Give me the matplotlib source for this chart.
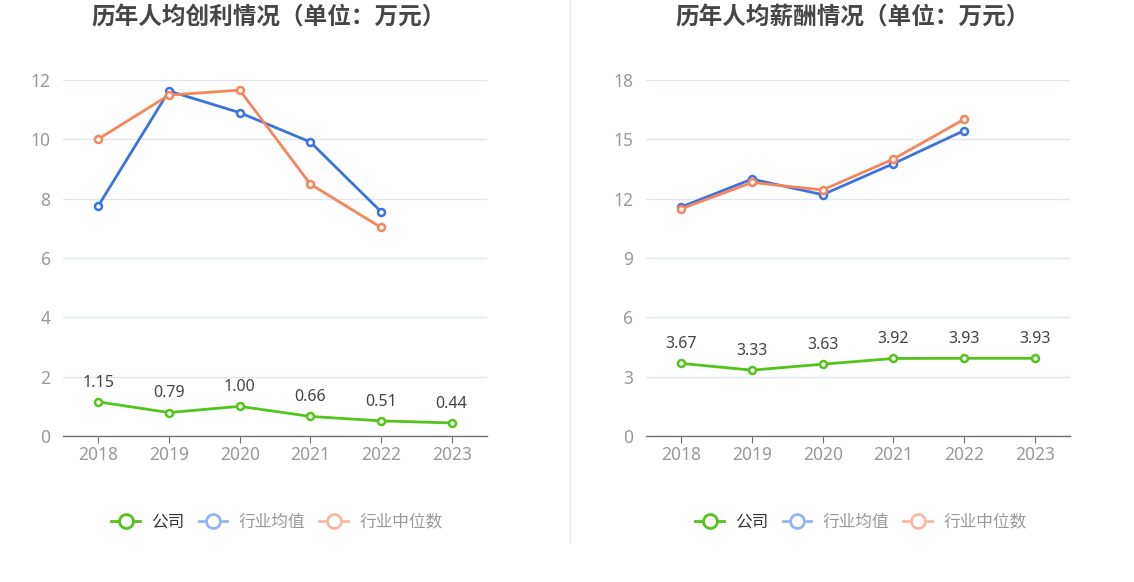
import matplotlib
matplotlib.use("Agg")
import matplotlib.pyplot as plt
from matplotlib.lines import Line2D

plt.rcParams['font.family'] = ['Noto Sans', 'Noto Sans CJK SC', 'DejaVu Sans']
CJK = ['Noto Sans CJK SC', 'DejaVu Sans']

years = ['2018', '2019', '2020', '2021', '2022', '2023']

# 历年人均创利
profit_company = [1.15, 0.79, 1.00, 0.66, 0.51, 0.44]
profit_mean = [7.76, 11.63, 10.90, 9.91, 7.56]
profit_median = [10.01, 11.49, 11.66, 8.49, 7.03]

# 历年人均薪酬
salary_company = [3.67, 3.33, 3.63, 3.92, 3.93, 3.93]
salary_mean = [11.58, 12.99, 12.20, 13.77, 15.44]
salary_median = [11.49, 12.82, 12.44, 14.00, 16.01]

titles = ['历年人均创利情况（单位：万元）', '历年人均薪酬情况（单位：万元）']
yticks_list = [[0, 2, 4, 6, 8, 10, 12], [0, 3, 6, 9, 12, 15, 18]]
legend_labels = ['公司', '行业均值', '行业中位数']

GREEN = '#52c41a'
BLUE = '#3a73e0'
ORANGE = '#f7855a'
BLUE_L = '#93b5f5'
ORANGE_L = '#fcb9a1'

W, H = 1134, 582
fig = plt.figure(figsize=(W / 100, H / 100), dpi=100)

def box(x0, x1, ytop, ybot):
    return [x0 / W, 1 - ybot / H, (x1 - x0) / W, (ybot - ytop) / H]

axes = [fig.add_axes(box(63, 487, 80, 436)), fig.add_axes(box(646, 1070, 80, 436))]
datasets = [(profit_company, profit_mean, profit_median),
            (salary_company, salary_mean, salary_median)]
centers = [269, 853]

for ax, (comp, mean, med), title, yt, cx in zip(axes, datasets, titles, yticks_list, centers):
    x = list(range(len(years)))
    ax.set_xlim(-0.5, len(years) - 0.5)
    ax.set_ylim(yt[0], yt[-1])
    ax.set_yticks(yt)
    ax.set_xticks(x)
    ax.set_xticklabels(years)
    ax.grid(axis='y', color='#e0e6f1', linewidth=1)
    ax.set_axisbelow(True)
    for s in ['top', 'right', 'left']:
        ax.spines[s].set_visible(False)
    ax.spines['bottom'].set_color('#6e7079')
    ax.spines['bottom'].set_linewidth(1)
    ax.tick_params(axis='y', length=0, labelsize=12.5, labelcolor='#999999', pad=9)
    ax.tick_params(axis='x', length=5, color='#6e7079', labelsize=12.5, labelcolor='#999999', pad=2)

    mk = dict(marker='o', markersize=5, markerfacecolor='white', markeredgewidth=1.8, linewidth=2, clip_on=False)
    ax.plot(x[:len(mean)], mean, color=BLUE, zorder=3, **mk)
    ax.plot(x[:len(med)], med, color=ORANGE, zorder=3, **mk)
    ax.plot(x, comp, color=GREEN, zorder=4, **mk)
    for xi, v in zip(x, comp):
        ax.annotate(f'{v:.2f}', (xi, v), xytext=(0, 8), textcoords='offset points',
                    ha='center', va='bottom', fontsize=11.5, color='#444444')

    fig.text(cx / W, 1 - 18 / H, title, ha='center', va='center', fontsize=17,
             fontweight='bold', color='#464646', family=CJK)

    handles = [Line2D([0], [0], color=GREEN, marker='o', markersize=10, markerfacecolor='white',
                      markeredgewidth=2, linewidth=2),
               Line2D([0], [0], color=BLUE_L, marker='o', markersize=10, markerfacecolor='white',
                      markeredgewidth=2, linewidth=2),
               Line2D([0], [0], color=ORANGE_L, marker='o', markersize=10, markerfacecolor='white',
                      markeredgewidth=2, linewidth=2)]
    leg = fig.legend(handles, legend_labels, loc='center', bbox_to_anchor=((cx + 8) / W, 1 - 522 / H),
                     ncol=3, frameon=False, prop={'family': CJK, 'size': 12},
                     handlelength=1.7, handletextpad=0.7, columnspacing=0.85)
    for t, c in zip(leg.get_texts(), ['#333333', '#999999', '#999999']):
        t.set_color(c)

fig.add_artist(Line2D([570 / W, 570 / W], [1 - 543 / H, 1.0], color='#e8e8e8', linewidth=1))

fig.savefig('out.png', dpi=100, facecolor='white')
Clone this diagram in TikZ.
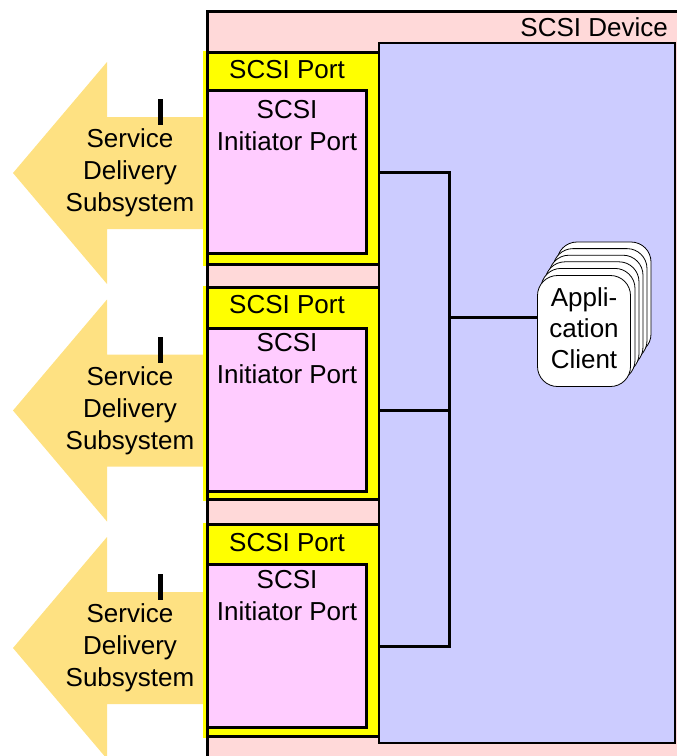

*-*-*

Only the lines from the top of the records through the line with "salary_median = [11.49, 12.82, 12.44, 14.00, 16.01]" belong in the copy; write them out exactly, leaving out pictures.

Worked solution:
Give me the matplotlib source for this chart.
import matplotlib
matplotlib.use("Agg")
import matplotlib.pyplot as plt
from matplotlib.lines import Line2D

plt.rcParams['font.family'] = ['Noto Sans', 'Noto Sans CJK SC', 'DejaVu Sans']
CJK = ['Noto Sans CJK SC', 'DejaVu Sans']

years = ['2018', '2019', '2020', '2021', '2022', '2023']

# 历年人均创利
profit_company = [1.15, 0.79, 1.00, 0.66, 0.51, 0.44]
profit_mean = [7.76, 11.63, 10.90, 9.91, 7.56]
profit_median = [10.01, 11.49, 11.66, 8.49, 7.03]

# 历年人均薪酬
salary_company = [3.67, 3.33, 3.63, 3.92, 3.93, 3.93]
salary_mean = [11.58, 12.99, 12.20, 13.77, 15.44]
salary_median = [11.49, 12.82, 12.44, 14.00, 16.01]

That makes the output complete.